Another of Wackenhut's most notorious cases came in the 1990s and involved Wackenhut's work on the Alaskan pipeline. Chuck Hamel coordinated a number of whistleblowers who testified about serious structural problems before Congress (Hamel is currently a member of POGO's board of directors but was not at the time of this case). Wackenhut then fired most of the whistleblowers and mounted a massive undercover surveillance operation against Mr. Hamel. The undercover private investigators acquired the Hamel family private phone records - to identify and fire pipeline whistleblowers. Wackenhut also used clandestine and malicious tactics such as stealing his garbage, creating a phony environmental front-organization, employing hidden cameras in hotel rooms in an attempt to compromise him with women, and stationing, for several months, an eavesdropping electronics van beside his Alexandria, Va., home. Federal Judge Stanley Sporkin, during the 1993 U.S. District Court proceedings, described the details of Wackenhut's operation on Mr. Hamel as "horrendous" and "reminiscent of Nazi Germany." Judge Sporkin further observed, "no one should be subjected to the kind of treatment the Hamels were." (Appendix D)

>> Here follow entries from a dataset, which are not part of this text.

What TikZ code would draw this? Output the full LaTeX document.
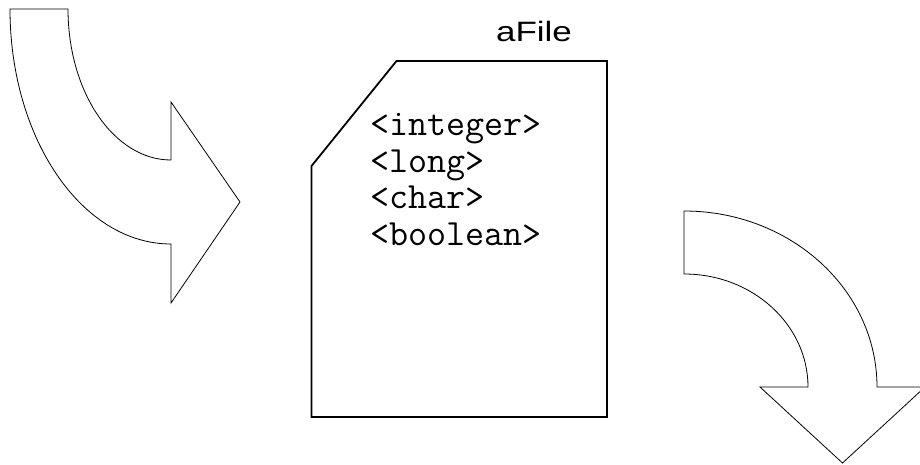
\documentclass[tikz,border=0pt]{standalone}
\usepackage{fontspec}
\setmainfont{Liberation Sans}
\begin{document}
\begin{tikzpicture}[x=1pt,y=-1pt,
  bentarrow/.style={draw=black,line width=0.8pt,line join=miter,fill=white},
  filebox/.style={draw=black,line width=1.8pt,line join=miter,fill=white},
  codeline/.style={anchor=base west,inner sep=0pt,font=\ttfamily\fontsize{37}{36}\selectfont},
  titletext/.style={anchor=base,inner sep=0pt,font=\fontsize{28}{32}\selectfont}]
\useasboundingbox (0,0) rectangle (920,465);

% incoming arrow: quarter-ellipse shaft bending to the right
\draw[bentarrow] (10,9) -- (68,9)
  .. controls (68,92.4) and (114.1,160) .. (171,160)
  -- (171,102) -- (240,202) -- (171,303) -- (171,244)
  .. controls (82.1,244) and (10,138.8) .. (10,9) -- cycle;

% outgoing arrow: shaft bending downwards
\draw[bentarrow] (684,211)
  .. controls (790.6,211) and (877,289.8) .. (877,387)
  -- (925,387) -- (842.5,463) -- (760,387) -- (808,387)
  .. controls (808,324.6) and (752.5,274) .. (684,274) -- cycle;

% the file with its clipped corner
\draw[filebox] (396.5,61) -- (607,61) -- (607,417) -- (311.5,417)
  -- (311.5,166) -- cycle;

\node[titletext] (title) at (534,41.7) {\scalebox{1.25}[1]{aFile}};

\node[codeline] (l1) at (370,136) {<integer>};
\node[codeline] (l2) at (370,172.5) {<long>};
\node[codeline] (l3) at (370,208.5) {<char>};
\node[codeline] (l4) at (370,245) {<boolean>};
\end{tikzpicture}
\end{document}
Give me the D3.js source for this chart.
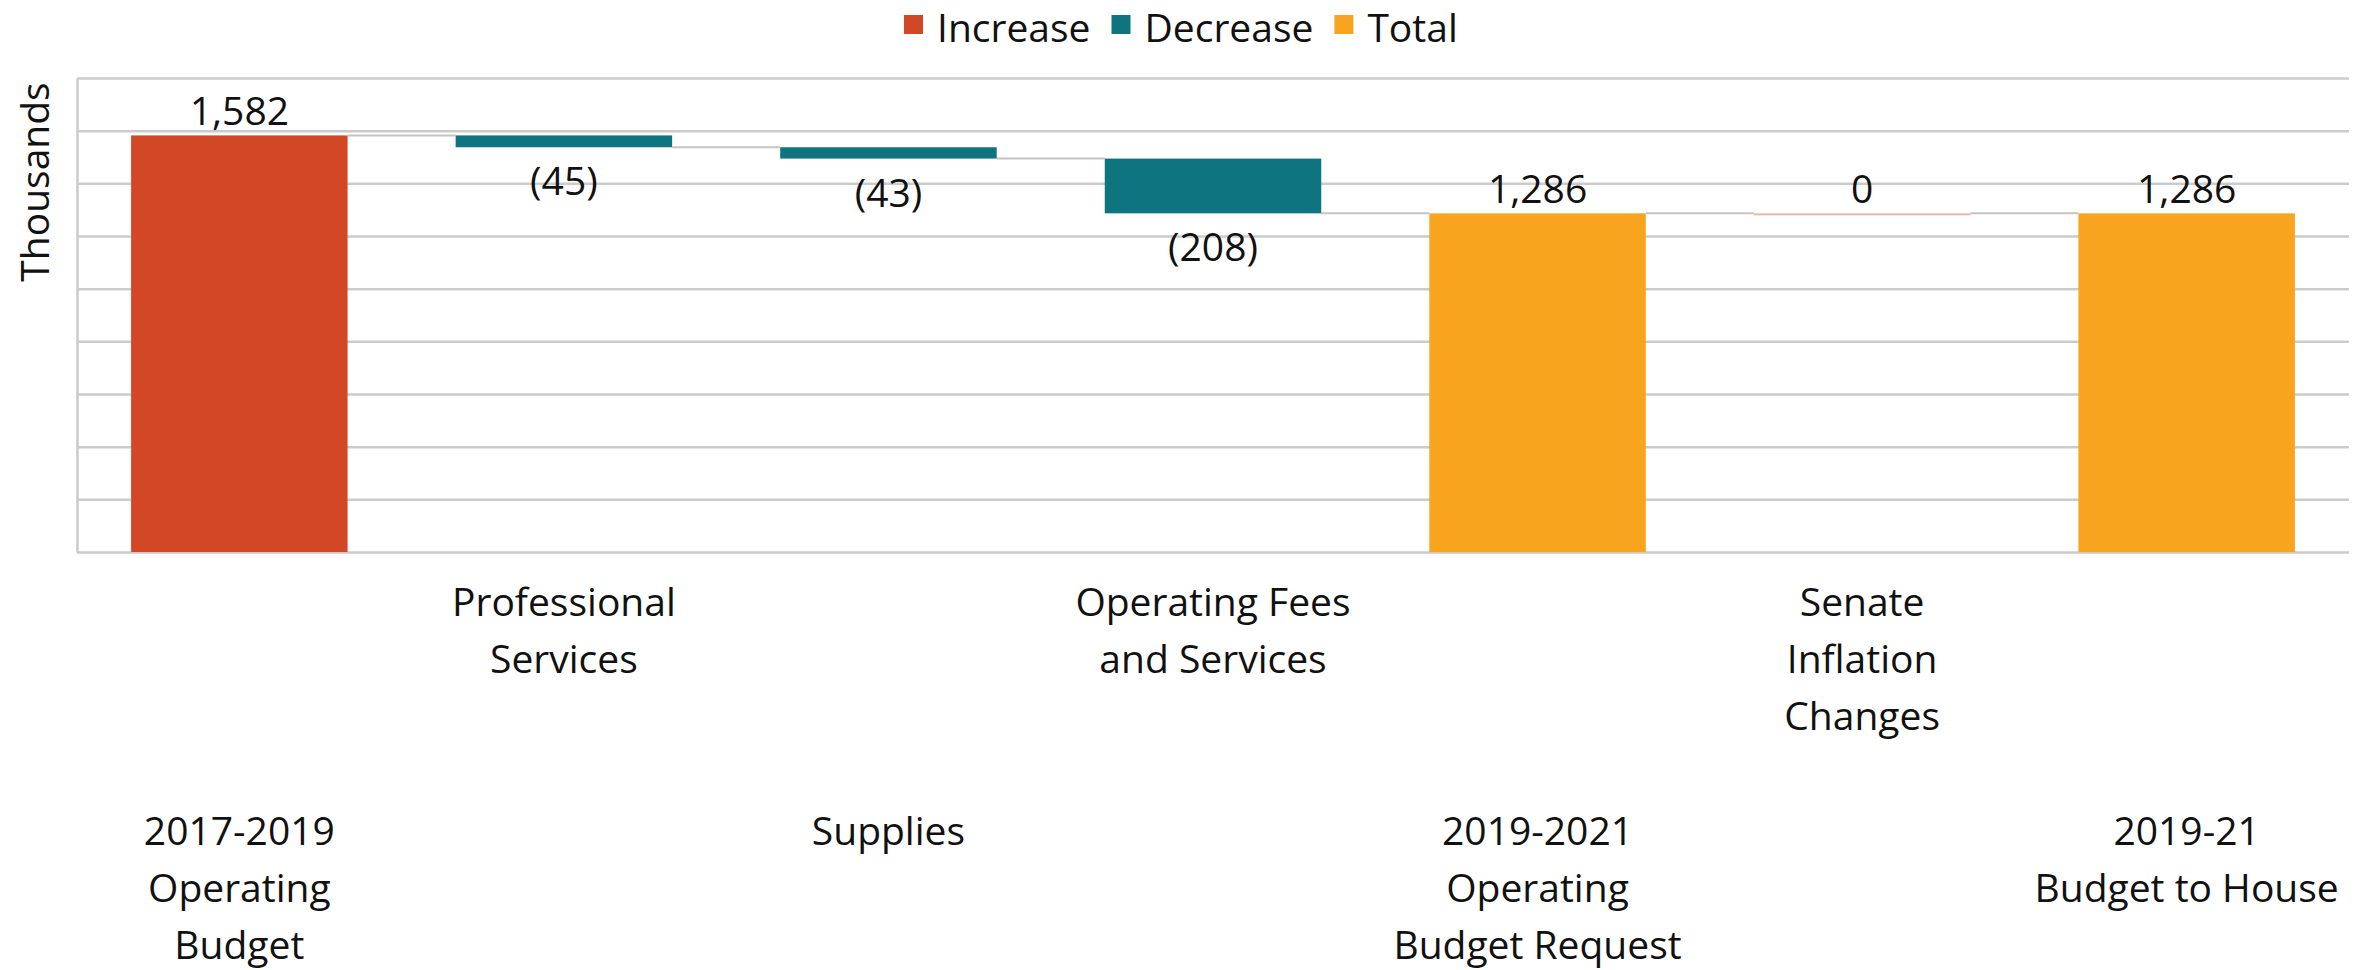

We have another major concern about the NRC's reliance on Wackenhut to provide security - and now the testing of security - at our nation's nuclear power plants. As you probably know, the Department of Homeland Security has a pilot program to evaluate the possibility of private contractors taking over passenger and checked bag screening from the federal government at some U.S. airports. The legislation authorizing the pilot program - the Aviation and Transportation Security Act of 2001 - specifically prohibits foreign firms from being hired to handle screening. Congress wanted to preserve the security of such critical infrastructure for domestic companies.
Why is the NRC, a federal regulatory agency with responsibility for security of nuclear power plants, increasing rather than decreasing reliance on a foreign owned corporation - Wackenhut - to manage security at the majority of U.S. nuclear power plants? Why would the United States government want a foreign corporation to know the defensive strategies, vulnerabilities, targets, timelines, and protective weapons of nuclear power plants, some of which are close to U.S. cities?
Wackenhut is owned by Group 4 Falck A/S, a Danish company, which has just merged with a British firm, Securicor, PLC. Securicor is the parent company of Cognisa - the same company that was in charge of airport security on Sept. 11, 2001 when terrorists with weapons passed through checkpoints at Washington-Dulles and Newark International Airports (back then the company called itself Argenbright). We now have one mega-foreign owned corporation with an abysmal record inside the U.S. operating security at many of our nuclear power plants.
We are not suggesting that Group 4 Falck-Securicor would disseminate this information to a terrorist group or foreign power. The point is that the U.S. government and the nuclear power utilities should keep this critical information in as few hands as possible, or the risk increases.
Security of nuclear power plants is a fundamental homeland security issue. If the NRC does not have the resources to support this effort, then it is imperative that you ask the Department of Homeland Security to provide this funding.
As always, we would be happy to meet with you to discuss our concerns.
1. We are aware of the procedures of the Foreign Ownership, Control and Influence (FOCI) programs. We are not confident that the oversight of the foreign corporation is adequate to ensure that the so-called firewall between the domestic subsidary and the foreign owner is effective.